PROBLEM TO WORK ON → Write the material out again in full, word for word. Do not include the pictures.

· · · · · · ·

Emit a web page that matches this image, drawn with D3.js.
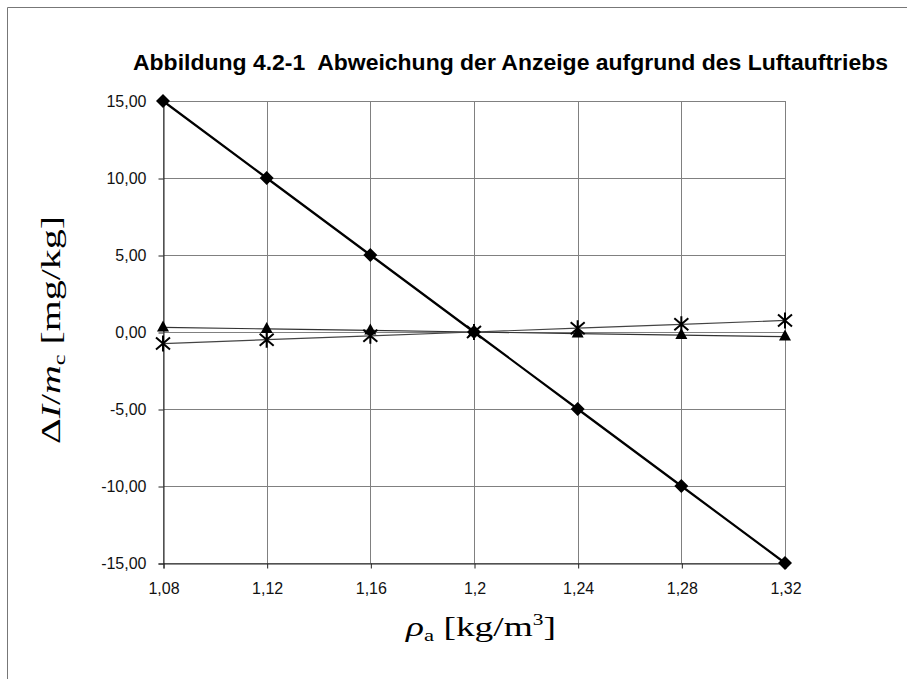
<!DOCTYPE html>
<html lang="de">
<head>
<meta charset="UTF-8">
<title>Abweichung der Anzeige aufgrund des Luftauftriebs</title>
<script src="https://cdnjs.cloudflare.com/ajax/libs/d3/7.8.5/d3.min.js"></script>
<style>
    body { margin: 0; background: #fff; }
    svg { display: block; }
</style>
</head>
<body>
<div id="chart"></div>
<script>
    // data
    const rho = [1.08, 1.12, 1.16, 1.2, 1.24, 1.28, 1.32];
    const seriesDiamond = [15, 10, 5, 0, -5, -10, -15];
    const seriesTriangle = [0.3, 0.2, 0.1, 0, -0.1, -0.2, -0.3];
    const seriesStar = [-0.75, -0.5, -0.25, 0, 0.25, 0.5, 0.75];
    const yTicks = [-15, -10, -5, 0, 5, 10, 15];

    const width = 907, height = 679;
    const plot = { left: 163, right: 785, top: 101, bottom: 563 };

    const de = d3.formatLocale({ decimal: ",", thousands: ".", grouping: [3], currency: ["", " €"], minus: "-" });
    const fmtY = de.format(".2f");
    const fmtX = de.format(".2~f");

    const svg = d3.select("#chart").append("svg")
        .attr("width", width).attr("height", height);

    // frame around the figure
    svg.append("path")
        .attr("d", `M7.5,${height} V7.5 H${width}`)
        .attr("fill", "none").attr("stroke", "#777").attr("stroke-width", 1);

    const x = d3.scaleLinear().domain([1.08, 1.32]).range([plot.left, plot.right]);
    const y = d3.scaleLinear().domain([-15, 15]).range([plot.bottom, plot.top]);

    // grid
    const grid = svg.append("g").attr("stroke", "#808080").attr("stroke-width", 1);
    grid.selectAll(".gx").data(rho).enter().append("line")
        .attr("x1", d => Math.round(x(d)) + 0.5).attr("x2", d => Math.round(x(d)) + 0.5)
        .attr("y1", plot.top).attr("y2", plot.bottom);
    grid.selectAll(".gy").data(yTicks).enter().append("line")
        .attr("y1", d => Math.round(y(d)) + 0.5).attr("y2", d => Math.round(y(d)) + 0.5)
        .attr("x1", plot.left).attr("x2", plot.right);

    // axes
    const yAxis = svg.append("g")
        .attr("transform", `translate(${plot.left + 0.5},0.5)`)
        .call(d3.axisLeft(y).tickValues(yTicks).tickFormat(fmtY).tickSize(5).tickPadding(12));
    const xAxis = svg.append("g")
        .attr("transform", `translate(0.5,${plot.bottom + 0.5})`)
        .call(d3.axisBottom(x).tickValues(rho).tickFormat(fmtX).tickSize(5).tickPadding(14));
    [yAxis, xAxis].forEach(a => {
        a.selectAll("path, line").attr("stroke", "#222");
        a.selectAll("text").attr("font-family", "Liberation Sans, Arial, sans-serif")
            .attr("font-size", 16).attr("fill", "#111");
    });

    // series
    const line = d3.line().x((d, i) => x(rho[i])).y(d => y(d));
    svg.append("path").datum(seriesTriangle).attr("d", line)
        .attr("fill", "none").attr("stroke", "#333").attr("stroke-width", 1.2);
    svg.append("path").datum(seriesStar).attr("d", line)
        .attr("fill", "none").attr("stroke", "#444").attr("stroke-width", 1.2);
    svg.append("path").datum(seriesDiamond).attr("d", line)
        .attr("fill", "none").attr("stroke", "#000").attr("stroke-width", 2.2);

    svg.selectAll(".tri").data(seriesTriangle).enter().append("path")
        .attr("transform", (d, i) => `translate(${x(rho[i])},${y(d)})`)
        .attr("d", "M0,-7L6,4L-6,4Z").attr("fill", "#000");

    const star = "M-7,-6L7,6M-7,6L7,-6M0,-8V8";
    svg.selectAll(".star").data(seriesStar).enter().append("path")
        .attr("transform", (d, i) => `translate(${x(rho[i])},${y(d)})`)
        .attr("d", star).attr("fill", "none").attr("stroke", "#000").attr("stroke-width", 2);

    svg.selectAll(".dia").data(seriesDiamond).enter().append("path")
        .attr("transform", (d, i) => `translate(${x(rho[i])},${y(d)})`)
        .attr("d", "M0,-7L7,0L0,7L-7,0Z").attr("fill", "#000");

    // title
    svg.append("text")
        .attr("x", 133).attr("y", 70)
        .attr("font-family", "Liberation Sans, Arial, sans-serif")
        .attr("font-weight", "bold").attr("font-size", 22).attr("fill", "#000")
        .attr("textLength", 755).attr("lengthAdjust", "spacingAndGlyphs")
        .attr("xml:space", "preserve")
        .text("Abbildung 4.2-1  Abweichung der Anzeige aufgrund des Luftauftriebs");

    // y axis title
    const yt = svg.append("text")
        .attr("transform", "translate(60,444) rotate(-90)")
        .attr("font-family", "Liberation Serif, Times New Roman, serif")
        .attr("font-size", 28).attr("fill", "#000")
        .attr("textLength", 228).attr("lengthAdjust", "spacingAndGlyphs");
    yt.append("tspan").text("\u0394");
    yt.append("tspan").attr("font-style", "italic").text("I");
    yt.append("tspan").text("/");
    yt.append("tspan").attr("font-style", "italic").text("m");
    yt.append("tspan").attr("font-size", 17).attr("dy", 5).text("c");
    yt.append("tspan").attr("dy", -5).text(" [mg/kg]");

    // x axis title
    const xt = svg.append("text")
        .attr("x", 406).attr("y", 636)
        .attr("font-family", "Liberation Serif, Times New Roman, serif")
        .attr("font-size", 28).attr("fill", "#000")
        .attr("textLength", 150).attr("lengthAdjust", "spacingAndGlyphs");
    xt.append("tspan").attr("font-style", "italic").text("\u03C1");
    xt.append("tspan").attr("font-size", 17).attr("dy", 5).text("a");
    xt.append("tspan").attr("dy", -5).text(" [kg/m");
    xt.append("tspan").attr("font-size", 16).attr("dy", -11).text("3");
    xt.append("tspan").attr("dy", 11).text("]");
</script>
</body>
</html>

· · · · · · ·

EXPECTED ANSWER →
Emit a web page that matches this image, drawn with D3.js.
<!DOCTYPE html>
<html lang="de">
<head>
<meta charset="UTF-8">
<title>Abweichung der Anzeige aufgrund des Luftauftriebs</title>
<script src="https://cdnjs.cloudflare.com/ajax/libs/d3/7.8.5/d3.min.js"></script>
<style>
    body { margin: 0; background: #fff; }
    svg { display: block; }
</style>
</head>
<body>
<div id="chart"></div>
<script>
    // data
    const rho = [1.08, 1.12, 1.16, 1.2, 1.24, 1.28, 1.32];
    const seriesDiamond = [15, 10, 5, 0, -5, -10, -15];
    const seriesTriangle = [0.3, 0.2, 0.1, 0, -0.1, -0.2, -0.3];
    const seriesStar = [-0.75, -0.5, -0.25, 0, 0.25, 0.5, 0.75];
    const yTicks = [-15, -10, -5, 0, 5, 10, 15];

    const width = 907, height = 679;
    const plot = { left: 163, right: 785, top: 101, bottom: 563 };

    const de = d3.formatLocale({ decimal: ",", thousands: ".", grouping: [3], currency: ["", " €"], minus: "-" });
    const fmtY = de.format(".2f");
    const fmtX = de.format(".2~f");

    const svg = d3.select("#chart").append("svg")
        .attr("width", width).attr("height", height);

    // frame around the figure
    svg.append("path")
        .attr("d", `M7.5,${height} V7.5 H${width}`)
        .attr("fill", "none").attr("stroke", "#777").attr("stroke-width", 1);

    const x = d3.scaleLinear().domain([1.08, 1.32]).range([plot.left, plot.right]);
    const y = d3.scaleLinear().domain([-15, 15]).range([plot.bottom, plot.top]);

    // grid
    const grid = svg.append("g").attr("stroke", "#808080").attr("stroke-width", 1);
    grid.selectAll(".gx").data(rho).enter().append("line")
        .attr("x1", d => Math.round(x(d)) + 0.5).attr("x2", d => Math.round(x(d)) + 0.5)
        .attr("y1", plot.top).attr("y2", plot.bottom);
    grid.selectAll(".gy").data(yTicks).enter().append("line")
        .attr("y1", d => Math.round(y(d)) + 0.5).attr("y2", d => Math.round(y(d)) + 0.5)
        .attr("x1", plot.left).attr("x2", plot.right);

    // axes
    const yAxis = svg.append("g")
        .attr("transform", `translate(${plot.left + 0.5},0.5)`)
        .call(d3.axisLeft(y).tickValues(yTicks).tickFormat(fmtY).tickSize(5).tickPadding(12));
    const xAxis = svg.append("g")
        .attr("transform", `translate(0.5,${plot.bottom + 0.5})`)
        .call(d3.axisBottom(x).tickValues(rho).tickFormat(fmtX).tickSize(5).tickPadding(14));
    [yAxis, xAxis].forEach(a => {
        a.selectAll("path, line").attr("stroke", "#222");
        a.selectAll("text").attr("font-family", "Liberation Sans, Arial, sans-serif")
            .attr("font-size", 16).attr("fill", "#111");
    });

    // series
    const line = d3.line().x((d, i) => x(rho[i])).y(d => y(d));
    svg.append("path").datum(seriesTriangle).attr("d", line)
        .attr("fill", "none").attr("stroke", "#333").attr("stroke-width", 1.2);
    svg.append("path").datum(seriesStar).attr("d", line)
        .attr("fill", "none").attr("stroke", "#444").attr("stroke-width", 1.2);
    svg.append("path").datum(seriesDiamond).attr("d", line)
        .attr("fill", "none").attr("stroke", "#000").attr("stroke-width", 2.2);

    svg.selectAll(".tri").data(seriesTriangle).enter().append("path")
        .attr("transform", (d, i) => `translate(${x(rho[i])},${y(d)})`)
        .attr("d", "M0,-7L6,4L-6,4Z").attr("fill", "#000");

    const star = "M-7,-6L7,6M-7,6L7,-6M0,-8V8";
    svg.selectAll(".star").data(seriesStar).enter().append("path")
        .attr("transform", (d, i) => `translate(${x(rho[i])},${y(d)})`)
        .attr("d", star).attr("fill", "none").attr("stroke", "#000").attr("stroke-width", 2);

    svg.selectAll(".dia").data(seriesDiamond).enter().append("path")
        .attr("transform", (d, i) => `translate(${x(rho[i])},${y(d)})`)
        .attr("d", "M0,-7L7,0L0,7L-7,0Z").attr("fill", "#000");

    // title
    svg.append("text")
        .attr("x", 133).attr("y", 70)
        .attr("font-family", "Liberation Sans, Arial, sans-serif")
        .attr("font-weight", "bold").attr("font-size", 22).attr("fill", "#000")
        .attr("textLength", 755).attr("lengthAdjust", "spacingAndGlyphs")
        .attr("xml:space", "preserve")
        .text("Abbildung 4.2-1  Abweichung der Anzeige aufgrund des Luftauftriebs");

    // y axis title
    const yt = svg.append("text")
        .attr("transform", "translate(60,444) rotate(-90)")
        .attr("font-family", "Liberation Serif, Times New Roman, serif")
        .attr("font-size", 28).attr("fill", "#000")
        .attr("textLength", 228).attr("lengthAdjust", "spacingAndGlyphs");
    yt.append("tspan").text("\u0394");
    yt.append("tspan").attr("font-style", "italic").text("I");
    yt.append("tspan").text("/");
    yt.append("tspan").attr("font-style", "italic").text("m");
    yt.append("tspan").attr("font-size", 17).attr("dy", 5).text("c");
    yt.append("tspan").attr("dy", -5).text(" [mg/kg]");

    // x axis title
    const xt = svg.append("text")
        .attr("x", 406).attr("y", 636)
        .attr("font-family", "Liberation Serif, Times New Roman, serif")
        .attr("font-size", 28).attr("fill", "#000")
        .attr("textLength", 150).attr("lengthAdjust", "spacingAndGlyphs");
    xt.append("tspan").attr("font-style", "italic").text("\u03C1");
    xt.append("tspan").attr("font-size", 17).attr("dy", 5).text("a");
    xt.append("tspan").attr("dy", -5).text(" [kg/m");
    xt.append("tspan").attr("font-size", 16).attr("dy", -11).text("3");
    xt.append("tspan").attr("dy", 11).text("]");
</script>
</body>
</html>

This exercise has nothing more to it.